What you need to do -
Copy out all lines carrying the word "with".

Data to use -
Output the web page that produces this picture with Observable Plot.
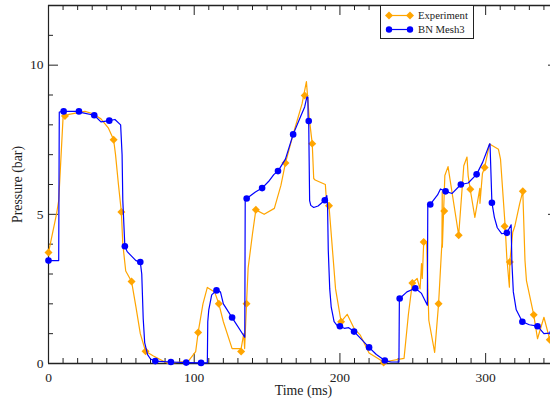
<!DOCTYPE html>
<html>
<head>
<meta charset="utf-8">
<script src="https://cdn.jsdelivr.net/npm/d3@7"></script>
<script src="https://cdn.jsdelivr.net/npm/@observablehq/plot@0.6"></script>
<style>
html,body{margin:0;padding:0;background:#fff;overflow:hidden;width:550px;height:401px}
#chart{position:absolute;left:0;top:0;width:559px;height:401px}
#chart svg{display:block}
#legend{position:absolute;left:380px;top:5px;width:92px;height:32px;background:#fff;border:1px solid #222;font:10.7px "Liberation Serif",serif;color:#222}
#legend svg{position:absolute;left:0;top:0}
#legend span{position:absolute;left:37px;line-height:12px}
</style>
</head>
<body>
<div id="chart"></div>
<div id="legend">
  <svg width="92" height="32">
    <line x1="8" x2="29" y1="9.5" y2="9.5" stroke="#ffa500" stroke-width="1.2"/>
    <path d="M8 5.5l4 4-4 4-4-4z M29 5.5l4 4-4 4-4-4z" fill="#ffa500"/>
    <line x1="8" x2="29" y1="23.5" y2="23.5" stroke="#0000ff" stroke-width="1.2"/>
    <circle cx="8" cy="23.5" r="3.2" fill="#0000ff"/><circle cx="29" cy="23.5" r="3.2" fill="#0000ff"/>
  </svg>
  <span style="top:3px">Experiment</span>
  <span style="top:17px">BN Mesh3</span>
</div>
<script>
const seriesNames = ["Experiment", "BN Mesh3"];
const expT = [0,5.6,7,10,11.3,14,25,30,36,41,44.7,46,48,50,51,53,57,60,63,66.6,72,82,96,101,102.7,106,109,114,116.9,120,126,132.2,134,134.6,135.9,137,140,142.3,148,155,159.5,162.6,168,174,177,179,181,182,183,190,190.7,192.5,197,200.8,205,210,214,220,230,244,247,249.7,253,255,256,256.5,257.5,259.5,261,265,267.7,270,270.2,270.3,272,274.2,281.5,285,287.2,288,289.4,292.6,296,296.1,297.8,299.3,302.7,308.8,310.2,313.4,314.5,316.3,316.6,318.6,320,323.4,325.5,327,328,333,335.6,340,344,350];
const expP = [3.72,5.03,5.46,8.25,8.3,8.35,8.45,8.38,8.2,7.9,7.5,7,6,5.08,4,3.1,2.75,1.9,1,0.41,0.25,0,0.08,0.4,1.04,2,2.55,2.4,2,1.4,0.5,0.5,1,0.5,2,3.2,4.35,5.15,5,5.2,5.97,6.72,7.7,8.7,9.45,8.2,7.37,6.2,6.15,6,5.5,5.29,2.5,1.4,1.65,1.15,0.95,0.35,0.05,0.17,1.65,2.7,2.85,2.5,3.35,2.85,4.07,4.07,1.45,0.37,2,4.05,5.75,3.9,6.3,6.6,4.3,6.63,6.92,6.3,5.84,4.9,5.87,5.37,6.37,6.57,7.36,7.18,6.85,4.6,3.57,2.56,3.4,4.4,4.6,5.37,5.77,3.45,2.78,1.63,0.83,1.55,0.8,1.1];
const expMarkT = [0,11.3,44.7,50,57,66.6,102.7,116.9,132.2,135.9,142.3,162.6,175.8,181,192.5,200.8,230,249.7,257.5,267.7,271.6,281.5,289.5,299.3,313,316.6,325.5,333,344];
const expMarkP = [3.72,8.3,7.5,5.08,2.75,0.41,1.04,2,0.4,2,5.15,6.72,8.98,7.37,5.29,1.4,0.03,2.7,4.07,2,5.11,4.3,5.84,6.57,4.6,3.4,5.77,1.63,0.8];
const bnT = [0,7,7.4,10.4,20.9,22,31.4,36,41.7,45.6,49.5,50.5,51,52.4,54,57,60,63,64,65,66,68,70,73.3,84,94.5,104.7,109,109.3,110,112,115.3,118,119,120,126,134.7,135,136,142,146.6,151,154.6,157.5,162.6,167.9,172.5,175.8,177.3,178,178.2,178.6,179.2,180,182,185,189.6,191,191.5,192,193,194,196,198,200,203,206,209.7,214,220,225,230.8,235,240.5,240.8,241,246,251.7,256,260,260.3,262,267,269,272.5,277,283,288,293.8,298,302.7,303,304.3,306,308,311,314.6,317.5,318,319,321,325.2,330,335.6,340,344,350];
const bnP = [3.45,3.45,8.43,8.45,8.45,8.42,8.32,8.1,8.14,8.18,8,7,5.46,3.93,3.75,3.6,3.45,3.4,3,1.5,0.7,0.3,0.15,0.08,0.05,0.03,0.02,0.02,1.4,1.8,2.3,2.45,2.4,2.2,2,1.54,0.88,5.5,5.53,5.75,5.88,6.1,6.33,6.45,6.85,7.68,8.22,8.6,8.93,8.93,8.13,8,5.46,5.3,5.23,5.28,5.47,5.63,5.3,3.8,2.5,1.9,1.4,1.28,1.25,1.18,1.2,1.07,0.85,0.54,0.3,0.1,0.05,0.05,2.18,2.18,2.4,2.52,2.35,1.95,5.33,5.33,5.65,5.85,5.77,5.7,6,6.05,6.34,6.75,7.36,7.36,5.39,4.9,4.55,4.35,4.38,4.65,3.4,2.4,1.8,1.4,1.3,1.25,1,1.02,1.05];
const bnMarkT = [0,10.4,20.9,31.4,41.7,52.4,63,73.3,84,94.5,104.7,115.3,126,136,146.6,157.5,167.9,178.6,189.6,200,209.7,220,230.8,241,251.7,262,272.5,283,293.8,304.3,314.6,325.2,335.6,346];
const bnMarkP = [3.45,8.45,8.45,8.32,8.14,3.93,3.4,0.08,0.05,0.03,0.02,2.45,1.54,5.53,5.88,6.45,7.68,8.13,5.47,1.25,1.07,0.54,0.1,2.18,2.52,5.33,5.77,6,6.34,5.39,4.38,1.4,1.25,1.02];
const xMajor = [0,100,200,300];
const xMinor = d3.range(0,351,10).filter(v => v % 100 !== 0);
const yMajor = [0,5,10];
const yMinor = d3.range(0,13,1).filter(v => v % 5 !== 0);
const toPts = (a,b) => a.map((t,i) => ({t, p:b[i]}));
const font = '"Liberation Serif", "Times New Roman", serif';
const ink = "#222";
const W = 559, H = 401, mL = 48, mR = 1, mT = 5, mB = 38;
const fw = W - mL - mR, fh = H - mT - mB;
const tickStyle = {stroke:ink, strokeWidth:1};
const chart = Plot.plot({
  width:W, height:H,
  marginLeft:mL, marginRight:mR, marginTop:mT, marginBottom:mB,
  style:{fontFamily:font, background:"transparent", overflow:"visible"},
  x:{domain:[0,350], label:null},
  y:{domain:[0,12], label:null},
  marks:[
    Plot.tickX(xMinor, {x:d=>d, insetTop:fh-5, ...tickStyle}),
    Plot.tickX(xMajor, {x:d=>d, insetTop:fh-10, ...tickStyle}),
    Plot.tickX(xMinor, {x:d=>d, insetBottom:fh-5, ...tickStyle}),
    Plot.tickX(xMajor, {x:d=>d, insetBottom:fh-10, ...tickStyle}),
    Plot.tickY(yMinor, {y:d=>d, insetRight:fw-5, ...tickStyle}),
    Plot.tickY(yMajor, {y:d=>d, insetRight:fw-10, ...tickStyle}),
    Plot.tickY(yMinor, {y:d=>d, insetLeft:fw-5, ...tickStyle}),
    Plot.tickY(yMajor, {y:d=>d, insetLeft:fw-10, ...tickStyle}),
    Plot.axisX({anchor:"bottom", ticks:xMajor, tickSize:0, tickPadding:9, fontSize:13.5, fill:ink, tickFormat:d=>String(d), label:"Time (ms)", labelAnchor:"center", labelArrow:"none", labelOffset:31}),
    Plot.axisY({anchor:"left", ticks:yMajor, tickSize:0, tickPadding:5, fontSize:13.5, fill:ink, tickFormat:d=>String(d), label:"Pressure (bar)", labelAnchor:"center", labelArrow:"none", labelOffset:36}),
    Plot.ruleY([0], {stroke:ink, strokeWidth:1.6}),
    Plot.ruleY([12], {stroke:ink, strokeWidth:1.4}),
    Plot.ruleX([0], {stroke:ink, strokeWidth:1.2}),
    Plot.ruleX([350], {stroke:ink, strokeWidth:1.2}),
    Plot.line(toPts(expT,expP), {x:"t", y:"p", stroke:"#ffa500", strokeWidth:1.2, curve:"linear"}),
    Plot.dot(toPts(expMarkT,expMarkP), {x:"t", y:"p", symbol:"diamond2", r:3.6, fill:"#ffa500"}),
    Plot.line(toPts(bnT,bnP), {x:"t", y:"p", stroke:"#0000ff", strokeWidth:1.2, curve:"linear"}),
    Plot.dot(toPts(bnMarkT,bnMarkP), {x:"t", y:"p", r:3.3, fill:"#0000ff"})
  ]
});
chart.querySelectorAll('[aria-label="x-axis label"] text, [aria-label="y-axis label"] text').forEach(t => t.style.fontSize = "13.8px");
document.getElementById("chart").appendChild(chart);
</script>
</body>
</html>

--

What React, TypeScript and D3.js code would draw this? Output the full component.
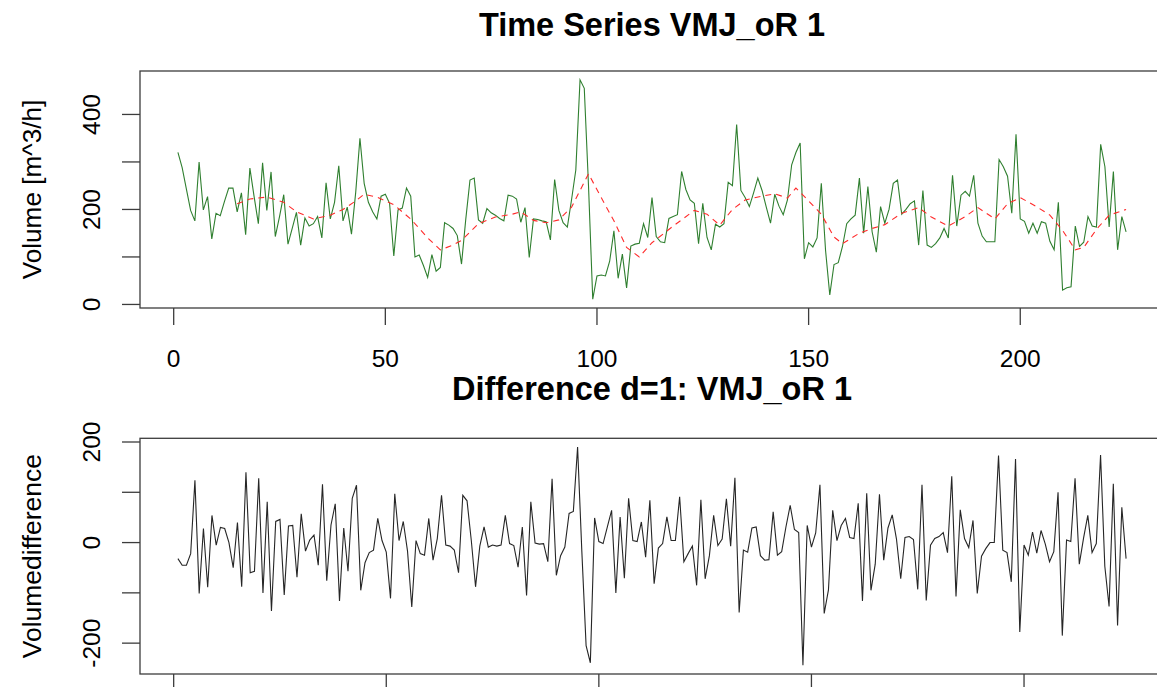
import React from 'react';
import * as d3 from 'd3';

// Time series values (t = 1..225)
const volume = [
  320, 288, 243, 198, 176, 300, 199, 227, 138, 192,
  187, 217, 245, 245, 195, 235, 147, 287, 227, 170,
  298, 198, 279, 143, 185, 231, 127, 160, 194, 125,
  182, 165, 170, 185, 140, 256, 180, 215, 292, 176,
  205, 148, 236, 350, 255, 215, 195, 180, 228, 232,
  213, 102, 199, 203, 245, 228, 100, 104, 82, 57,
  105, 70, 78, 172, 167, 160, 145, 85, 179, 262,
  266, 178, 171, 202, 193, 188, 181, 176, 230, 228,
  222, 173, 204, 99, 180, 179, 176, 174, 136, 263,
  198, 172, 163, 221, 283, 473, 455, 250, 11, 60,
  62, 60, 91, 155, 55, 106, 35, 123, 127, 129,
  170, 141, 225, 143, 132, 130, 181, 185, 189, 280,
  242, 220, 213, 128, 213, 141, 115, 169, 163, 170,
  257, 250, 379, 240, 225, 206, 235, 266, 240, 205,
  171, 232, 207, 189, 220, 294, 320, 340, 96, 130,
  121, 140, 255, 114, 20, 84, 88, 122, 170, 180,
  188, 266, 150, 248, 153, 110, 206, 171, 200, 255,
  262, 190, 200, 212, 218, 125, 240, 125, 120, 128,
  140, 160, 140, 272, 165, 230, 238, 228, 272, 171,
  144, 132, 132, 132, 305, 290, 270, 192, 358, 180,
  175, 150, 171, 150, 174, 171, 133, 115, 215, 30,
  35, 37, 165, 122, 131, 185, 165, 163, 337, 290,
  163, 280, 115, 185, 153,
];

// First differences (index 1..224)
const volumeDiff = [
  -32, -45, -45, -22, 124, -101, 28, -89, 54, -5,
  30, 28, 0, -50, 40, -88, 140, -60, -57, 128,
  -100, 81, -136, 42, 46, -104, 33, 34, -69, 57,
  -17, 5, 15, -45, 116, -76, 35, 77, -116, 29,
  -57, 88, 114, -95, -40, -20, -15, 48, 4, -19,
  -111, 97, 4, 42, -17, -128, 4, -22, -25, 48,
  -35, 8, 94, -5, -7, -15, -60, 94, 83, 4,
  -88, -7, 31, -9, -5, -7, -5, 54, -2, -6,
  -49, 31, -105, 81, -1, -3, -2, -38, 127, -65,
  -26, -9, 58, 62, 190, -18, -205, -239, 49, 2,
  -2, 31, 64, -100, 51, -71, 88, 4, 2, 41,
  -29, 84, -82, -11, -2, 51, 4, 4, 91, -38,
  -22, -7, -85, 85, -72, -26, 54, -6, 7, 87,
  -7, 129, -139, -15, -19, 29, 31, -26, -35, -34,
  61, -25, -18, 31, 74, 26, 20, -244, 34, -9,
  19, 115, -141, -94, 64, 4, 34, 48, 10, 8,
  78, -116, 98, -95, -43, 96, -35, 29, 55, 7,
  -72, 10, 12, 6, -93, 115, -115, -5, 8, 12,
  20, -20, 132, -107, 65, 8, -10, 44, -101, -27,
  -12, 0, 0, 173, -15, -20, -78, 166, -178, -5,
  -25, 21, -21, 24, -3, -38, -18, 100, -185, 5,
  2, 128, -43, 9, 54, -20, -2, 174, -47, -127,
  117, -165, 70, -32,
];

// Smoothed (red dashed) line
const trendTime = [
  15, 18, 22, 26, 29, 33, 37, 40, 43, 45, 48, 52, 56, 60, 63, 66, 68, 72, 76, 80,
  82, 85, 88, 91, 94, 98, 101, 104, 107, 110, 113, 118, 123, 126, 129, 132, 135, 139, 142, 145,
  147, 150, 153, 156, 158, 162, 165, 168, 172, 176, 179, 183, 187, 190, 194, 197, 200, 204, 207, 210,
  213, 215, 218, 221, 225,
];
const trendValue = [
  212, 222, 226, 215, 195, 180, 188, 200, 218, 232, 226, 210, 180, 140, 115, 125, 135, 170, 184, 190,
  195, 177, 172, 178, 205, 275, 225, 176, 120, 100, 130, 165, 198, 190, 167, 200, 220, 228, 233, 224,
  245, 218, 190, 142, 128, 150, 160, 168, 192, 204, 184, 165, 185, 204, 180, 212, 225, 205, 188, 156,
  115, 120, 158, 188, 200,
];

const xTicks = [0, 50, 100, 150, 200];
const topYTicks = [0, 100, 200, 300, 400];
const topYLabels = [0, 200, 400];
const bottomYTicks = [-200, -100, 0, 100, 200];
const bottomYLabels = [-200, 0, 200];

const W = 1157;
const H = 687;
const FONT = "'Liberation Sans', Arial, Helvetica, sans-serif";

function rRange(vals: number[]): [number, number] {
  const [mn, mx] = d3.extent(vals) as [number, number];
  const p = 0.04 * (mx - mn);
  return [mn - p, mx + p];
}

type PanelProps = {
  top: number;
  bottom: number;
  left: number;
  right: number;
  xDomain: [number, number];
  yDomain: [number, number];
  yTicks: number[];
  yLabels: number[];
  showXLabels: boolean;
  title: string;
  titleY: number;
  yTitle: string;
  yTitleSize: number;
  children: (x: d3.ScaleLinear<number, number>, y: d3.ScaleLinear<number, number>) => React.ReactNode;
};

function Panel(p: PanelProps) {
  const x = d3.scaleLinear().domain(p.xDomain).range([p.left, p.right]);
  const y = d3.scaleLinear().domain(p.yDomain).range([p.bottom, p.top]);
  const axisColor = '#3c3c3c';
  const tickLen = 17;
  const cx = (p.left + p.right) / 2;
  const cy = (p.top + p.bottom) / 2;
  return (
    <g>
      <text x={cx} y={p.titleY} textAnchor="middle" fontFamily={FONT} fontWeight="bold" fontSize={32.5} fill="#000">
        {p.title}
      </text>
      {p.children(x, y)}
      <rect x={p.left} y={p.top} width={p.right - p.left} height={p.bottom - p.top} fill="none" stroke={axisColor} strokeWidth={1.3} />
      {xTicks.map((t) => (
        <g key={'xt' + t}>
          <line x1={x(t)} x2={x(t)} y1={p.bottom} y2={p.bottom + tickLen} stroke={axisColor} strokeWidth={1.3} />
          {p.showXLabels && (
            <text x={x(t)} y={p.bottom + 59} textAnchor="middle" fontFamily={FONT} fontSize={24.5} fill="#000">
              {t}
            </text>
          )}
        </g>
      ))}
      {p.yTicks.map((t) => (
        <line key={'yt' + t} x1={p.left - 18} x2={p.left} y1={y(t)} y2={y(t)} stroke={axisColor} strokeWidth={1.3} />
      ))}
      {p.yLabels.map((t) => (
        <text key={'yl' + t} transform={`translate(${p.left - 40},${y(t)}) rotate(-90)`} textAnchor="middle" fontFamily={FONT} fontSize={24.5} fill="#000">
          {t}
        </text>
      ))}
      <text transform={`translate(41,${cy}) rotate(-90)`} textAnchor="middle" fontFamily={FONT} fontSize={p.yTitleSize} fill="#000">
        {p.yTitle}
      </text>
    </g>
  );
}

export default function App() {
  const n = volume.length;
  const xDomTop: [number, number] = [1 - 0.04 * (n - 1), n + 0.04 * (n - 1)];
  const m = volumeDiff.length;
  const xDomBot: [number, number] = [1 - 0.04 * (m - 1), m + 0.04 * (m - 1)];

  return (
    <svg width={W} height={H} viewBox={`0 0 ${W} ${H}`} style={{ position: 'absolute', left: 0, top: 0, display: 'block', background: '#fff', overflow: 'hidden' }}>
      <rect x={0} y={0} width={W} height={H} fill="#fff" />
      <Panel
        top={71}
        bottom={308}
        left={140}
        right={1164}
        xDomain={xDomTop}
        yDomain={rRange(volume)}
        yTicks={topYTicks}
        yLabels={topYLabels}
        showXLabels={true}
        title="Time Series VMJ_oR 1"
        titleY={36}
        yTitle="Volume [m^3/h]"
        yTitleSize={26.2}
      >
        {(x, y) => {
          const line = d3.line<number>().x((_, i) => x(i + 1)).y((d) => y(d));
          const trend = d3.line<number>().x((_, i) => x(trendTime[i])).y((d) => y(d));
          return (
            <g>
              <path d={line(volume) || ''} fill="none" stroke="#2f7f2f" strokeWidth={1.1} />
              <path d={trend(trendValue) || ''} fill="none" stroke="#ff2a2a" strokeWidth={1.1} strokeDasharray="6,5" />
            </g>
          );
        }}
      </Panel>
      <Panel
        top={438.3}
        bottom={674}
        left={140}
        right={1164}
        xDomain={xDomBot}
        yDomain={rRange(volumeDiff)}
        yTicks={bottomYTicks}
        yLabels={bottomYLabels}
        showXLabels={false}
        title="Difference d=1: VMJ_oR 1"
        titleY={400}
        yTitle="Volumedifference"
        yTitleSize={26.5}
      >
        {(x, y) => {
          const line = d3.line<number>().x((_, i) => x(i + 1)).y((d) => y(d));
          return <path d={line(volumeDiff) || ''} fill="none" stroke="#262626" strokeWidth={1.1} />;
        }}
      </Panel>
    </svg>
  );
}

--

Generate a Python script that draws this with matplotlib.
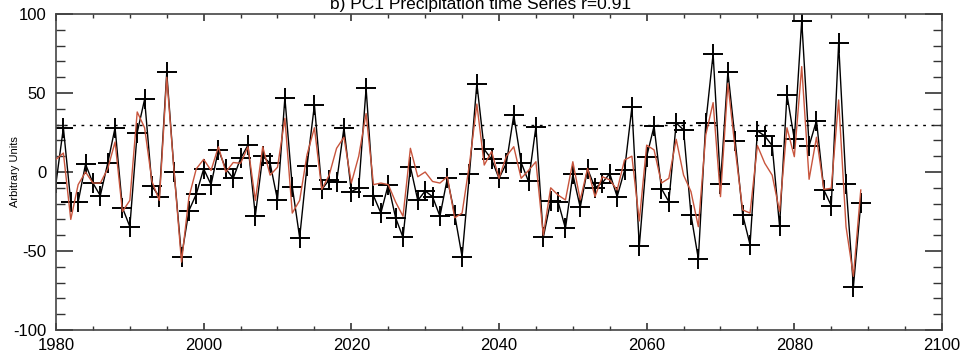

Output -
Output the web page that produces this picture with Observable Plot.
Generate a Python script that draws this with matplotlib.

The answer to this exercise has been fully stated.